This is the latest installment in Utility Dive’s “Taking Charge” series, where we engage with power sector leaders on the energy transition.
Stable, scalable organic flow battery technology could replace the ubiquitous lithium-ion battery, says XL Batteries co-founder and CEO Tom Sisto – and make the U.S. less dependent on China, which dominates the lithium battery supply chain.
Sisto aims for XL Batteries’ product, a water-based organic flow battery which uses petrochemical feedstocks, to help replace lithium batteries. The petrochemical feedstocks are used to supply the organic molecules the company was founded around, which Sisto says are uniquely stable and therefore well-suited to battery use.
“Our hope is to put demos into customers’ hands fairly soon,” he said. “And we will be commercially deploying very large scale projects significantly before 2030.”
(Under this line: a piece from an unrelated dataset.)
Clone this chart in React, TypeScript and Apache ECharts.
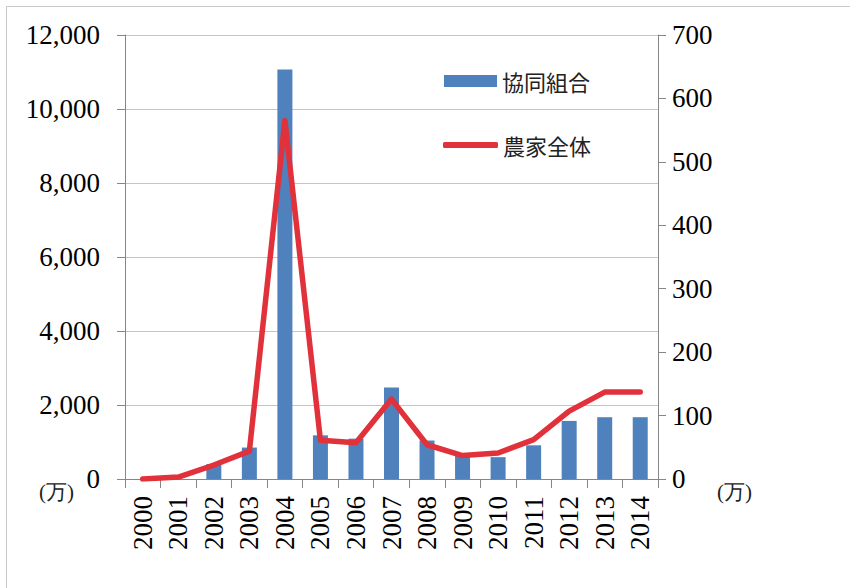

The “commodity chemicals” that XL Batteries uses as feedstocks are “global, ubiquitous, and made at the largest scales in the world,” Sisto said. In contrast, China “dominates the active materials production portion of the lithium battery supply chain,” according to a June article from the Center for Strategic and International Studies.
Behind China, Japan and South Korea, the United States “finds itself a distant fourth” in lithium battery materials production, “a position where it is likely to remain for 10 years despite significant investment,” CSIS said.
Costs across the battery supply chain are already soaring in the U.S. due to President Trump’s new tariffs on Chinese goods, causing project delays and cancellations.
“We’re seeing the disruption of these lithium-ion utility scale projects,” Sisto said. “I think what it’s done is it’s opened people’s eyes to [China’s] 90% control over the entirety of the supply chain, from the raw materials up.”
Even if developers in the U.S. “wanted to build a factory, we don’t have the equipment to go inside of it,” he said. “And then if we want to build the factory that makes the equipment that goes inside the factory, we don’t have the expertise. And if we want the minerals, we don’t have the refining capability, or the mining capability, so on and so forth.”
Sisto said that he sees the current U.S. economic uncertainty as an opportunity for organic flow battery technology to take hold in the market. He drew a comparison to 2022, when Russia cut its flow of natural gas to Europe by more than half, causing an energy crisis that led Europe to reduce its reliance on gas.
“In a single day, that [status quo] can be upended,” he said. “And I think that’s the way that a lot of our customers are sort of thinking about it. It’s less about, what can you do in the next three months, six months, nine months, and more about, how do we make ourselves resilient as project planners, to not necessarily have an entire portfolio of projects collapsing?”
Sisto said several members of XL Batteries’ team were previously founders and employees at A123 Systems, a lithium-ion phosphate battery company which was purchased by Chinese auto parts maker Wanxiang Group at auction in 2013 after going bankrupt.
“They saw what happened with the collapse of that company, and then the patents being purchased by Chinese companies and the technology being transferred overseas, and the investment by that country’s infrastructure into dominating that entire supply chain,” he said.
China’s dominance over the lithium battery supply chain has been “intentional,” Sisto said, and a “very smart, strategic move to control what is a critical technology.”
Lithium-ion batteries have an obvious advantage over nascent organic flow technology – it’s a mature technology that was commercialized decades ago and operates at a robust scale, Sisto said.
Flow batteries are already a mature technology themselves, he said, but the existing technology is too expensive to use at scale. “Vanadium is the electrolyte, vanadium dissolved in sulfuric acid,” he said. “The promise of organic flow batteries is to drive out the high cost that comes with vanadium and the corrosivity of sulfuric acid, which drives a lot of system design costs to handle that corrosivity.”